WHAT THIS TASK INVOLVES
Every line of the material is to be quoted verbatim, minus the pictures.

DATA
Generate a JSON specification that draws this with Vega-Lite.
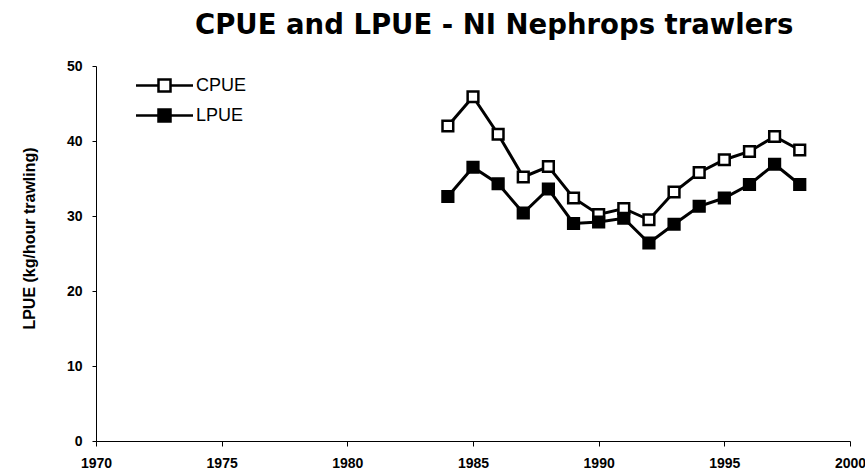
{
  "$schema": "https://vega.github.io/schema/vega-lite/v6.json",
  "width": 754,
  "height": 375,
  "autosize": "none",
  "padding": {"left": 96, "top": 66, "right": 15, "bottom": 33},
  "background": "white",
  "title": {
    "text": "CPUE and LPUE - NI Nephrops  trawlers",
    "anchor": "start",
    "frame": "group",
    "dx": 99,
    "offset": 19.5,
    "font": "DejaVu Sans",
    "fontSize": 27.5,
    "fontWeight": "bold",
    "color": "black"
  },
  "config": {
    "view": {"stroke": null},
    "axis": {
      "labelFont": "Liberation Sans",
      "labelFontSize": 14,
      "labelFontWeight": "bold",
      "labelColor": "black",
      "titleFont": "Liberation Sans",
      "titleColor": "black",
      "domainColor": "black",
      "tickColor": "black",
      "grid": false
    }
  },
  "data": {
    "values": [
      {"year": 1984, "series": "CPUE", "value": 42.0},
      {"year": 1985, "series": "CPUE", "value": 45.9},
      {"year": 1986, "series": "CPUE", "value": 40.9},
      {"year": 1987, "series": "CPUE", "value": 35.2},
      {"year": 1988, "series": "CPUE", "value": 36.6},
      {"year": 1989, "series": "CPUE", "value": 32.4},
      {"year": 1990, "series": "CPUE", "value": 30.2},
      {"year": 1991, "series": "CPUE", "value": 31.0},
      {"year": 1992, "series": "CPUE", "value": 29.5},
      {"year": 1993, "series": "CPUE", "value": 33.2},
      {"year": 1994, "series": "CPUE", "value": 35.8},
      {"year": 1995, "series": "CPUE", "value": 37.5},
      {"year": 1996, "series": "CPUE", "value": 38.6},
      {"year": 1997, "series": "CPUE", "value": 40.6},
      {"year": 1998, "series": "CPUE", "value": 38.8},
      {"year": 1984, "series": "LPUE", "value": 32.6},
      {"year": 1985, "series": "LPUE", "value": 36.5},
      {"year": 1986, "series": "LPUE", "value": 34.3},
      {"year": 1987, "series": "LPUE", "value": 30.4},
      {"year": 1988, "series": "LPUE", "value": 33.6},
      {"year": 1989, "series": "LPUE", "value": 29.0},
      {"year": 1990, "series": "LPUE", "value": 29.2},
      {"year": 1991, "series": "LPUE", "value": 29.7},
      {"year": 1992, "series": "LPUE", "value": 26.4},
      {"year": 1993, "series": "LPUE", "value": 28.9},
      {"year": 1994, "series": "LPUE", "value": 31.3},
      {"year": 1995, "series": "LPUE", "value": 32.4},
      {"year": 1996, "series": "LPUE", "value": 34.2},
      {"year": 1997, "series": "LPUE", "value": 36.9},
      {"year": 1998, "series": "LPUE", "value": 34.2}
    ]
  },
  "encoding": {
    "x": {
      "field": "year",
      "type": "quantitative",
      "scale": {"domain": [1970, 2000], "nice": false, "zero": false},
      "axis": {
        "title": null,
        "values": [1970, 1975, 1980, 1985, 1990, 1995, 2000],
        "format": "d",
        "labelFlush": false,
        "tickSize": 5,
        "labelPadding": 10
      }
    },
    "y": {
      "field": "value",
      "type": "quantitative",
      "scale": {"domain": [0, 50], "nice": false},
      "axis": {
        "title": "LPUE (kg/hour trawling)",
        "titleFontSize": 16,
        "titleFontWeight": "bold",
        "titlePadding": 29,
        "titleY": 172,
        "values": [0, 10, 20, 30, 40, 50],
        "tickSize": 4,
        "labelPadding": 10
      }
    }
  },
  "layer": [
    {
      "mark": {"type": "line", "color": "black", "strokeWidth": 3},
      "encoding": {"detail": {"field": "series"}}
    },
    {
      "mark": {"type": "point", "shape": "square", "filled": true, "size": 115, "stroke": "black", "strokeWidth": 2.5, "opacity": 1},
      "encoding": {
        "fill": {
          "field": "series",
          "type": "nominal",
          "scale": {"domain": ["CPUE", "LPUE"], "range": ["white", "black"]},
          "legend": {
            "title": null,
            "orient": "none",
            "legendX": 55,
            "legendY": 6,
            "symbolType": "M-2.375,0H-0.5M0.5,0H2.375M-0.5,-0.5H0.5V0.5H-0.5Z",
            "symbolSize": 576,
            "symbolStrokeColor": "black",
            "symbolStrokeWidth": 2.5,
            "labelFont": "Liberation Sans",
            "labelFontSize": 18,
            "labelColor": "black",
            "labelOffset": 18,
            "rowPadding": 5
          }
        }
      }
    }
  ]
}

WRITTEN RESPONSE
Generate a JSON specification that draws this with Vega-Lite.
{
  "$schema": "https://vega.github.io/schema/vega-lite/v6.json",
  "width": 754,
  "height": 375,
  "autosize": "none",
  "padding": {"left": 96, "top": 66, "right": 15, "bottom": 33},
  "background": "white",
  "title": {
    "text": "CPUE and LPUE - NI Nephrops  trawlers",
    "anchor": "start",
    "frame": "group",
    "dx": 99,
    "offset": 19.5,
    "font": "DejaVu Sans",
    "fontSize": 27.5,
    "fontWeight": "bold",
    "color": "black"
  },
  "config": {
    "view": {"stroke": null},
    "axis": {
      "labelFont": "Liberation Sans",
      "labelFontSize": 14,
      "labelFontWeight": "bold",
      "labelColor": "black",
      "titleFont": "Liberation Sans",
      "titleColor": "black",
      "domainColor": "black",
      "tickColor": "black",
      "grid": false
    }
  },
  "data": {
    "values": [
      {"year": 1984, "series": "CPUE", "value": 42.0},
      {"year": 1985, "series": "CPUE", "value": 45.9},
      {"year": 1986, "series": "CPUE", "value": 40.9},
      {"year": 1987, "series": "CPUE", "value": 35.2},
      {"year": 1988, "series": "CPUE", "value": 36.6},
      {"year": 1989, "series": "CPUE", "value": 32.4},
      {"year": 1990, "series": "CPUE", "value": 30.2},
      {"year": 1991, "series": "CPUE", "value": 31.0},
      {"year": 1992, "series": "CPUE", "value": 29.5},
      {"year": 1993, "series": "CPUE", "value": 33.2},
      {"year": 1994, "series": "CPUE", "value": 35.8},
      {"year": 1995, "series": "CPUE", "value": 37.5},
      {"year": 1996, "series": "CPUE", "value": 38.6},
      {"year": 1997, "series": "CPUE", "value": 40.6},
      {"year": 1998, "series": "CPUE", "value": 38.8},
      {"year": 1984, "series": "LPUE", "value": 32.6},
      {"year": 1985, "series": "LPUE", "value": 36.5},
      {"year": 1986, "series": "LPUE", "value": 34.3},
      {"year": 1987, "series": "LPUE", "value": 30.4},
      {"year": 1988, "series": "LPUE", "value": 33.6},
      {"year": 1989, "series": "LPUE", "value": 29.0},
      {"year": 1990, "series": "LPUE", "value": 29.2},
      {"year": 1991, "series": "LPUE", "value": 29.7},
      {"year": 1992, "series": "LPUE", "value": 26.4},
      {"year": 1993, "series": "LPUE", "value": 28.9},
      {"year": 1994, "series": "LPUE", "value": 31.3},
      {"year": 1995, "series": "LPUE", "value": 32.4},
      {"year": 1996, "series": "LPUE", "value": 34.2},
      {"year": 1997, "series": "LPUE", "value": 36.9},
      {"year": 1998, "series": "LPUE", "value": 34.2}
    ]
  },
  "encoding": {
    "x": {
      "field": "year",
      "type": "quantitative",
      "scale": {"domain": [1970, 2000], "nice": false, "zero": false},
      "axis": {
        "title": null,
        "values": [1970, 1975, 1980, 1985, 1990, 1995, 2000],
        "format": "d",
        "labelFlush": false,
        "tickSize": 5,
        "labelPadding": 10
      }
    },
    "y": {
      "field": "value",
      "type": "quantitative",
      "scale": {"domain": [0, 50], "nice": false},
      "axis": {
        "title": "LPUE (kg/hour trawling)",
        "titleFontSize": 16,
        "titleFontWeight": "bold",
        "titlePadding": 29,
        "titleY": 172,
        "values": [0, 10, 20, 30, 40, 50],
        "tickSize": 4,
        "labelPadding": 10
      }
    }
  },
  "layer": [
    {
      "mark": {"type": "line", "color": "black", "strokeWidth": 3},
      "encoding": {"detail": {"field": "series"}}
    },
    {
      "mark": {"type": "point", "shape": "square", "filled": true, "size": 115, "stroke": "black", "strokeWidth": 2.5, "opacity": 1},
      "encoding": {
        "fill": {
          "field": "series",
          "type": "nominal",
          "scale": {"domain": ["CPUE", "LPUE"], "range": ["white", "black"]},
          "legend": {
            "title": null,
            "orient": "none",
            "legendX": 55,
            "legendY": 6,
            "symbolType": "M-2.375,0H-0.5M0.5,0H2.375M-0.5,-0.5H0.5V0.5H-0.5Z",
            "symbolSize": 576,
            "symbolStrokeColor": "black",
            "symbolStrokeWidth": 2.5,
            "labelFont": "Liberation Sans",
            "labelFontSize": 18,
            "labelColor": "black",
            "labelOffset": 18,
            "rowPadding": 5
          }
        }
      }
    }
  ]
}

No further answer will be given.